● Task directions
Write the data out again exactly, dropping any images it holds.
# # # # # # #
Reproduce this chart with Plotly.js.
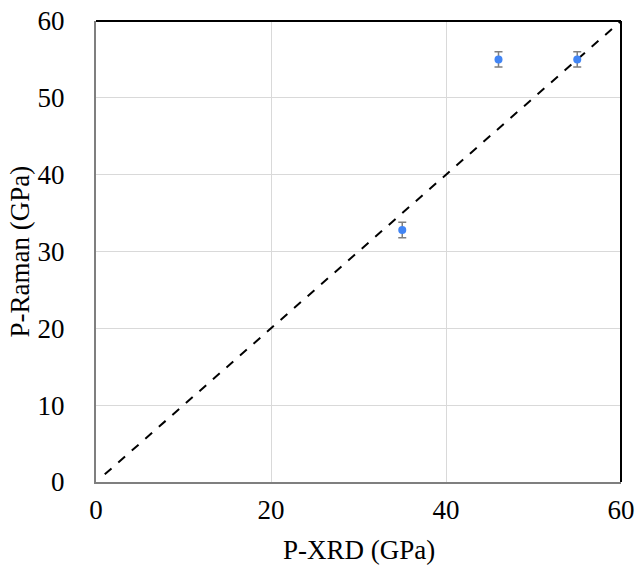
<!DOCTYPE html>
<html><head><meta charset="utf-8">
<script src="https://cdn.plot.ly/plotly-3.0.1.min.js"></script>
<style>body{margin:0;padding:0;background:#fff}</style>
</head><body>
<div id="chart" style="width:639px;height:567px"></div>
<script>
const xrd = [35, 46, 55];
const raman = [32.8, 55, 55];
const ramanErr = [1, 1, 1];
const refX = [1, 60];
const refY = [1, 60];
const xTitle = 'P-XRD (GPa)';
const yTitle = 'P-Raman (GPa)';

const traces = [
  {x: refX, y: refY, mode: 'lines', line: {color: '#000', dash: 'dash', width: 2}, hoverinfo: 'skip', showlegend: false},
  {x: xrd, y: raman, mode: 'markers', marker: {color: '#4285F4', size: 8},
   error_y: {type: 'data', array: ramanErr, visible: true, color: '#7f7f7f', thickness: 1.5, width: 4}, showlegend: false}
];
const font = {family: 'Liberation Serif, Times New Roman, serif', size: 27, color: '#000'};
const layout = {
  width: 639, height: 567,
  margin: {l: 96, r: 18, t: 21, b: 85},
  paper_bgcolor: '#fff', plot_bgcolor: '#fff',
  font: font,
  xaxis: {range: [0, 60], dtick: 20, showgrid: true, gridcolor: '#d9d9d9', gridwidth: 1,
    zeroline: false, showline: true, linecolor: '#7f7f7f', linewidth: 2, ticks: '',
    ticklabelstandoff: 3, automargin: false, tickfont: font},
  yaxis: {range: [0, 60], dtick: 10, showgrid: true, gridcolor: '#d9d9d9', gridwidth: 1,
    zeroline: false, showline: true, linecolor: '#7f7f7f', linewidth: 2, ticks: '',
    ticklabelstandoff: 24, automargin: false, tickfont: font},
  annotations: [
    {text: xTitle, xref: 'paper', yref: 'paper', x: 0.5, y: 0, xanchor: 'center', yanchor: 'middle',
     yshift: -68, showarrow: false, font: font},
    {text: yTitle, xref: 'paper', yref: 'paper', x: 0, y: 0.5, xanchor: 'center', yanchor: 'middle',
     xshift: -77, textangle: -90, showarrow: false, font: font}
  ],
  shapes: [
    {type: 'line', xref: 'paper', yref: 'paper', x0: 0, x1: 1, y0: 1, y1: 1, line: {color: '#000', width: 2}},
    {type: 'line', xref: 'paper', yref: 'paper', x0: 1, x1: 1, y0: 0, y1: 1, line: {color: '#000', width: 2}}
  ]
};
Plotly.newPlot('chart', traces, layout, {displayModeBar: false});
</script>
</body></html>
# # # # # # #
● Complete response
Reproduce this chart with Plotly.js.
<!DOCTYPE html>
<html><head><meta charset="utf-8">
<script src="https://cdn.plot.ly/plotly-3.0.1.min.js"></script>
<style>body{margin:0;padding:0;background:#fff}</style>
</head><body>
<div id="chart" style="width:639px;height:567px"></div>
<script>
const xrd = [35, 46, 55];
const raman = [32.8, 55, 55];
const ramanErr = [1, 1, 1];
const refX = [1, 60];
const refY = [1, 60];
const xTitle = 'P-XRD (GPa)';
const yTitle = 'P-Raman (GPa)';

const traces = [
  {x: refX, y: refY, mode: 'lines', line: {color: '#000', dash: 'dash', width: 2}, hoverinfo: 'skip', showlegend: false},
  {x: xrd, y: raman, mode: 'markers', marker: {color: '#4285F4', size: 8},
   error_y: {type: 'data', array: ramanErr, visible: true, color: '#7f7f7f', thickness: 1.5, width: 4}, showlegend: false}
];
const font = {family: 'Liberation Serif, Times New Roman, serif', size: 27, color: '#000'};
const layout = {
  width: 639, height: 567,
  margin: {l: 96, r: 18, t: 21, b: 85},
  paper_bgcolor: '#fff', plot_bgcolor: '#fff',
  font: font,
  xaxis: {range: [0, 60], dtick: 20, showgrid: true, gridcolor: '#d9d9d9', gridwidth: 1,
    zeroline: false, showline: true, linecolor: '#7f7f7f', linewidth: 2, ticks: '',
    ticklabelstandoff: 3, automargin: false, tickfont: font},
  yaxis: {range: [0, 60], dtick: 10, showgrid: true, gridcolor: '#d9d9d9', gridwidth: 1,
    zeroline: false, showline: true, linecolor: '#7f7f7f', linewidth: 2, ticks: '',
    ticklabelstandoff: 24, automargin: false, tickfont: font},
  annotations: [
    {text: xTitle, xref: 'paper', yref: 'paper', x: 0.5, y: 0, xanchor: 'center', yanchor: 'middle',
     yshift: -68, showarrow: false, font: font},
    {text: yTitle, xref: 'paper', yref: 'paper', x: 0, y: 0.5, xanchor: 'center', yanchor: 'middle',
     xshift: -77, textangle: -90, showarrow: false, font: font}
  ],
  shapes: [
    {type: 'line', xref: 'paper', yref: 'paper', x0: 0, x1: 1, y0: 1, y1: 1, line: {color: '#000', width: 2}},
    {type: 'line', xref: 'paper', yref: 'paper', x0: 1, x1: 1, y0: 0, y1: 1, line: {color: '#000', width: 2}}
  ]
};
Plotly.newPlot('chart', traces, layout, {displayModeBar: false});
</script>
</body></html>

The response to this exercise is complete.